Search code examples
bisonyacccpython

How to implement python style indentation in yacc or bison?


I have been trying to implement python style indentation in my bison grammar, some insights or ideas to that implementation would be nice.


Solution

  • The best way is usually to have the lexer track the indentation level and insert INDENT/UNINDENT tokens into the token stream appropriately.
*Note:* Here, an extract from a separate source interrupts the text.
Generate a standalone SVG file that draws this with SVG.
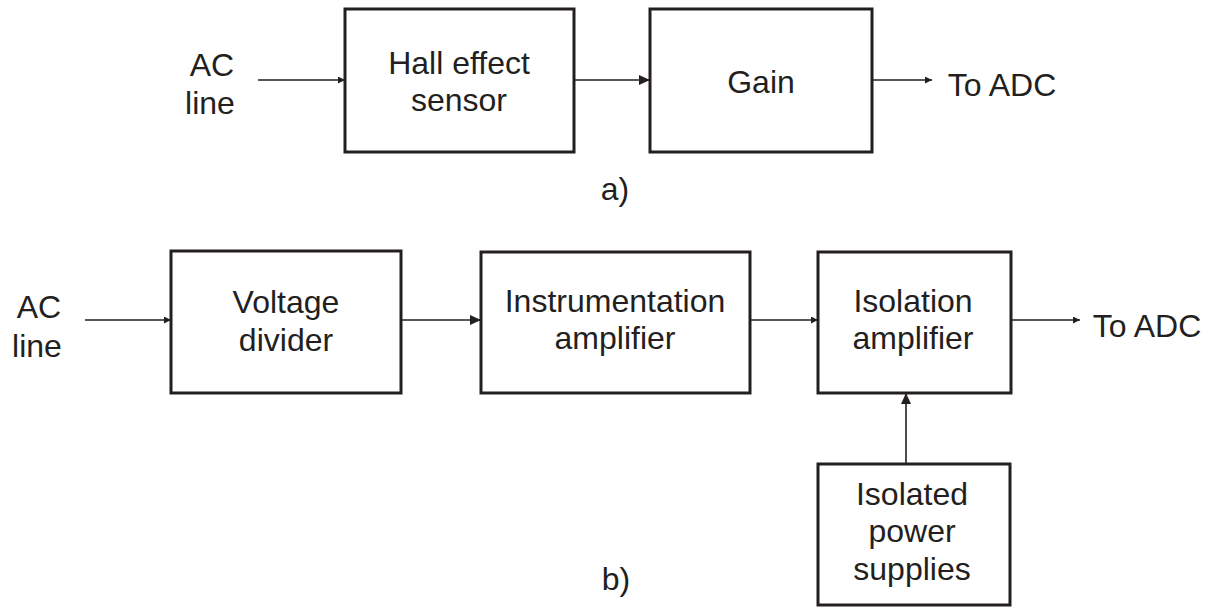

Here's some flex code I have to do that:

    %x LINESTART
    %s NORMAL
    %{
    static std::stack<int> indent;
    static int indent_depth(const char *);
    %}
    
    %%
    
    <INITIAL>.*|\n          { yyless(0); BEGIN(LINESTART); indent.push(0); }
    <LINESTART>[ \t]*       { int depth = indent_depth(yytext);
                              if (depth < indent.top()) {
                                  indent.pop();
                                  yyless(0);
                                  return UNINDENT; }
                              BEGIN(NORMAL);
                              if (depth > indent.top()) {
                                  indent.push(depth);
                                  return INDENT; } }
    <LINESTART>.            { yyless(0);
                              if (indent.top() > 0) {
                                  indent.pop();
                                  return UNINDENT; }
                              BEGIN(NORMAL); }
    <LINESTART><<EOF>>      { if (indent.top() > 0) {
                                  indent.pop();
                                  return UNINDENT; }
                              BEGIN(NORMAL); }
    <LINESTART>[ \t]*\n     { lineno++; }
    <LINESTART>[ \t]*#.*\n  { lineno++; }
    [[({]                   { parens++; return *yytext; }
    [])}]                   { if (--parens < 0) parens = 0;
                              return *yytext; }
    \n                      { lineno++;
                              if (parens == 0) BEGIN(LINESTART); }
    

    This code is somewhat tricky with special cases -- for example, you need to ignore blank lines and lines with just comments, and you probably also want to ignore indentation within unbalanced parenthesis (which the above does).